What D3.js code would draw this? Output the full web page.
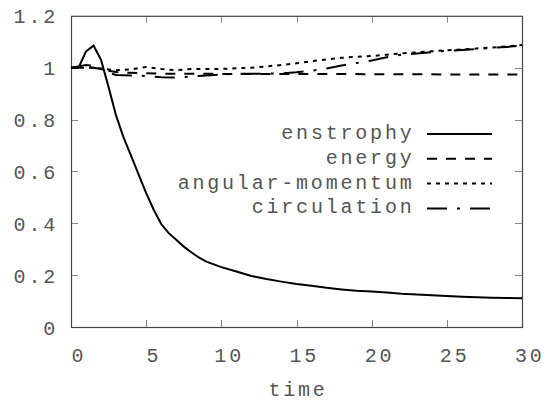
<!DOCTYPE html>
<html><head><meta charset="utf-8">
<script src="https://cdn.jsdelivr.net/npm/d3@7"></script>
<style>html,body{margin:0;padding:0;background:#fff;}svg{display:block;}</style>
</head><body>
<svg id="c" width="547" height="403"></svg>
<script>
const xTicks = [0, 5, 10, 15, 20, 25, 30];
const yTicks = [0, 0.2, 0.4, 0.6, 0.8, 1, 1.2];
const yTickLabels = ["0", "0.2", "0.4", "0.6", "0.8", "1", "1.2"];
const xLabel = "time";
const seriesNames = ["enstrophy", "energy", "angular-momentum", "circulation"];

const enstrophyT = [0,0.5,1,1.5,2,2.5,3,3.5,4,4.5,5,5.5,6,6.5,7,7.5,8,8.5,9,10,11,12,13,14,15,16,17,18,19,20,21,22,23,24,25,26,27,28,29,30];
const enstrophyV = [1,1,1.063,1.085,1.03,0.925,0.815,0.73,0.66,0.588,0.516,0.452,0.397,0.362,0.336,0.31,0.288,0.268,0.252,0.231,0.214,0.197,0.185,0.175,0.166,0.159,0.151,0.145,0.140,0.137,0.133,0.128,0.125,0.122,0.120,0.117,0.115,0.113,0.112,0.111];

const energyT = [0,0.5,1,1.5,2,2.5,3,4,5,6,8,10,15,20,25,30];
const energyV = [1,1,1.005,1,0.995,0.988,0.983,0.98,0.978,0.977,0.977,0.976,0.976,0.975,0.974,0.974];

const angularT = [0,1,2,3,4,5,6,7,8,9,10,11,12,13,14,15,16,17,18,19,20,21,22,23,24,25,26,27,28,29,30];
const angularV = [1,1,0.997,0.99,0.993,1.003,0.995,0.99,0.995,0.995,0.995,0.998,1,1.005,1.01,1.017,1.025,1.032,1.038,1.042,1.045,1.05,1.055,1.059,1.063,1.067,1.07,1.074,1.078,1.082,1.087];

const circT = [0,0.5,1,1.5,2,2.5,3,4,5,6,7,8,9,10,11,12,13,14,15,16,17,18,19,20,21,22,23,24,25,26,27,28,29,30];
const circV = [1,1.005,1.01,1.008,0.995,0.98,0.972,0.97,0.968,0.963,0.962,0.966,0.97,0.974,0.976,0.977,0.977,0.978,0.982,0.988,0.997,1.008,1.018,1.028,1.04,1.05,1.055,1.06,1.065,1.068,1.072,1.076,1.08,1.085];

const seriesT = [enstrophyT, energyT, angularT, circT];
const seriesV = [enstrophyV, energyV, angularV, circV];
const dashes = [null, "10,9", "4,5", "20,10,3,10"];

const svg = d3.select("#c");
const L = 71, R = 522, T = 15.8, B = 327;
const x = d3.scaleLinear().domain([0, 30]).range([L, R]);
const y = d3.scaleLinear().domain([0, 1.2]).range([B, T]);
const font = "'Liberation Mono', 'Courier New', monospace";
const fs = 20, ls = 2.8;
const textCol = "#555";

// ticks (inward, all four sides)
const tk = svg.append("g").attr("stroke", "#888").attr("stroke-width", 1);
xTicks.slice(1, -1).forEach(v => {
  const px = Math.round(x(v)) + 0.5;
  tk.append("line").attr("x1", px).attr("x2", px).attr("y1", B).attr("y2", B - 7);
  tk.append("line").attr("x1", px).attr("x2", px).attr("y1", T).attr("y2", T + 7);
});
yTicks.slice(1, -1).forEach(v => {
  const py = Math.round(y(v)) + 0.5;
  tk.append("line").attr("x1", L).attr("x2", L + 7).attr("y1", py).attr("y2", py);
  tk.append("line").attr("x1", R).attr("x2", R - 7).attr("y1", py).attr("y2", py);
});

// border
svg.append("rect").attr("x", L + 0.5).attr("y", T + 0.5)
  .attr("width", R - L).attr("height", B - T)
  .attr("fill", "none").attr("stroke", "#444").attr("stroke-width", 1.2);

// tick labels
const tl = svg.append("g").attr("font-family", font).attr("font-size", fs)
  .attr("letter-spacing", ls).attr("fill", textCol);
xTicks.forEach(v => {
  tl.append("text").attr("x", x(v) + 7.8).attr("y", 361.5)
    .attr("text-anchor", "middle").text(String(v));
});
yTicks.forEach((v, i) => {
  tl.append("text").attr("x", 58).attr("y", y(v) + 7.5)
    .attr("text-anchor", "end").text(yTickLabels[i]);
});
tl.append("text").attr("x", (L + R) / 2 + 1.5).attr("y", 396)
  .attr("text-anchor", "middle").text(xLabel);

// series
const line = d3.line().x(d => x(d[0])).y(d => y(d[1]));
svg.append("clipPath").attr("id", "pc").append("rect")
  .attr("x", L).attr("y", T).attr("width", R - L).attr("height", B - T);
seriesNames.forEach((n, i) => {
  const data = seriesT[i].map((t, j) => [t, seriesV[i][j]]);
  svg.append("path").datum(data).attr("d", line)
    .attr("fill", "none").attr("stroke", "#000").attr("stroke-width", 2)
    .attr("stroke-dasharray", dashes[i]).attr("clip-path", "url(#pc)");
});

// legend
const lg = svg.append("g");
seriesNames.forEach((n, i) => {
  const ly = 134 + i * 24.8;
  lg.append("text").attr("x", 414.5).attr("y", ly + 5)
    .attr("font-family", font).attr("font-size", fs).attr("letter-spacing", ls)
    .attr("fill", textCol).attr("text-anchor", "end").text(n);
  lg.append("line").attr("x1", 427).attr("x2", 492).attr("y1", ly).attr("y2", ly)
    .attr("stroke", "#000").attr("stroke-width", 2).attr("stroke-dasharray", dashes[i]);
});
</script>
</body></html>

═══

- Set problem
Write out the listing above again, exactly, but with no pictures in the copy.

- Result below
What D3.js code would draw this? Output the full web page.
<!DOCTYPE html>
<html><head><meta charset="utf-8">
<script src="https://cdn.jsdelivr.net/npm/d3@7"></script>
<style>html,body{margin:0;padding:0;background:#fff;}svg{display:block;}</style>
</head><body>
<svg id="c" width="547" height="403"></svg>
<script>
const xTicks = [0, 5, 10, 15, 20, 25, 30];
const yTicks = [0, 0.2, 0.4, 0.6, 0.8, 1, 1.2];
const yTickLabels = ["0", "0.2", "0.4", "0.6", "0.8", "1", "1.2"];
const xLabel = "time";
const seriesNames = ["enstrophy", "energy", "angular-momentum", "circulation"];

const enstrophyT = [0,0.5,1,1.5,2,2.5,3,3.5,4,4.5,5,5.5,6,6.5,7,7.5,8,8.5,9,10,11,12,13,14,15,16,17,18,19,20,21,22,23,24,25,26,27,28,29,30];
const enstrophyV = [1,1,1.063,1.085,1.03,0.925,0.815,0.73,0.66,0.588,0.516,0.452,0.397,0.362,0.336,0.31,0.288,0.268,0.252,0.231,0.214,0.197,0.185,0.175,0.166,0.159,0.151,0.145,0.140,0.137,0.133,0.128,0.125,0.122,0.120,0.117,0.115,0.113,0.112,0.111];

const energyT = [0,0.5,1,1.5,2,2.5,3,4,5,6,8,10,15,20,25,30];
const energyV = [1,1,1.005,1,0.995,0.988,0.983,0.98,0.978,0.977,0.977,0.976,0.976,0.975,0.974,0.974];

const angularT = [0,1,2,3,4,5,6,7,8,9,10,11,12,13,14,15,16,17,18,19,20,21,22,23,24,25,26,27,28,29,30];
const angularV = [1,1,0.997,0.99,0.993,1.003,0.995,0.99,0.995,0.995,0.995,0.998,1,1.005,1.01,1.017,1.025,1.032,1.038,1.042,1.045,1.05,1.055,1.059,1.063,1.067,1.07,1.074,1.078,1.082,1.087];

const circT = [0,0.5,1,1.5,2,2.5,3,4,5,6,7,8,9,10,11,12,13,14,15,16,17,18,19,20,21,22,23,24,25,26,27,28,29,30];
const circV = [1,1.005,1.01,1.008,0.995,0.98,0.972,0.97,0.968,0.963,0.962,0.966,0.97,0.974,0.976,0.977,0.977,0.978,0.982,0.988,0.997,1.008,1.018,1.028,1.04,1.05,1.055,1.06,1.065,1.068,1.072,1.076,1.08,1.085];

const seriesT = [enstrophyT, energyT, angularT, circT];
const seriesV = [enstrophyV, energyV, angularV, circV];
const dashes = [null, "10,9", "4,5", "20,10,3,10"];

const svg = d3.select("#c");
const L = 71, R = 522, T = 15.8, B = 327;
const x = d3.scaleLinear().domain([0, 30]).range([L, R]);
const y = d3.scaleLinear().domain([0, 1.2]).range([B, T]);
const font = "'Liberation Mono', 'Courier New', monospace";
const fs = 20, ls = 2.8;
const textCol = "#555";

// ticks (inward, all four sides)
const tk = svg.append("g").attr("stroke", "#888").attr("stroke-width", 1);
xTicks.slice(1, -1).forEach(v => {
  const px = Math.round(x(v)) + 0.5;
  tk.append("line").attr("x1", px).attr("x2", px).attr("y1", B).attr("y2", B - 7);
  tk.append("line").attr("x1", px).attr("x2", px).attr("y1", T).attr("y2", T + 7);
});
yTicks.slice(1, -1).forEach(v => {
  const py = Math.round(y(v)) + 0.5;
  tk.append("line").attr("x1", L).attr("x2", L + 7).attr("y1", py).attr("y2", py);
  tk.append("line").attr("x1", R).attr("x2", R - 7).attr("y1", py).attr("y2", py);
});

// border
svg.append("rect").attr("x", L + 0.5).attr("y", T + 0.5)
  .attr("width", R - L).attr("height", B - T)
  .attr("fill", "none").attr("stroke", "#444").attr("stroke-width", 1.2);

// tick labels
const tl = svg.append("g").attr("font-family", font).attr("font-size", fs)
  .attr("letter-spacing", ls).attr("fill", textCol);
xTicks.forEach(v => {
  tl.append("text").attr("x", x(v) + 7.8).attr("y", 361.5)
    .attr("text-anchor", "middle").text(String(v));
});
yTicks.forEach((v, i) => {
  tl.append("text").attr("x", 58).attr("y", y(v) + 7.5)
    .attr("text-anchor", "end").text(yTickLabels[i]);
});
tl.append("text").attr("x", (L + R) / 2 + 1.5).attr("y", 396)
  .attr("text-anchor", "middle").text(xLabel);

// series
const line = d3.line().x(d => x(d[0])).y(d => y(d[1]));
svg.append("clipPath").attr("id", "pc").append("rect")
  .attr("x", L).attr("y", T).attr("width", R - L).attr("height", B - T);
seriesNames.forEach((n, i) => {
  const data = seriesT[i].map((t, j) => [t, seriesV[i][j]]);
  svg.append("path").datum(data).attr("d", line)
    .attr("fill", "none").attr("stroke", "#000").attr("stroke-width", 2)
    .attr("stroke-dasharray", dashes[i]).attr("clip-path", "url(#pc)");
});

// legend
const lg = svg.append("g");
seriesNames.forEach((n, i) => {
  const ly = 134 + i * 24.8;
  lg.append("text").attr("x", 414.5).attr("y", ly + 5)
    .attr("font-family", font).attr("font-size", fs).attr("letter-spacing", ls)
    .attr("fill", textCol).attr("text-anchor", "end").text(n);
  lg.append("line").attr("x1", 427).attr("x2", 492).attr("y1", ly).attr("y2", ly)
    .attr("stroke", "#000").attr("stroke-width", 2).attr("stroke-dasharray", dashes[i]);
});
</script>
</body></html>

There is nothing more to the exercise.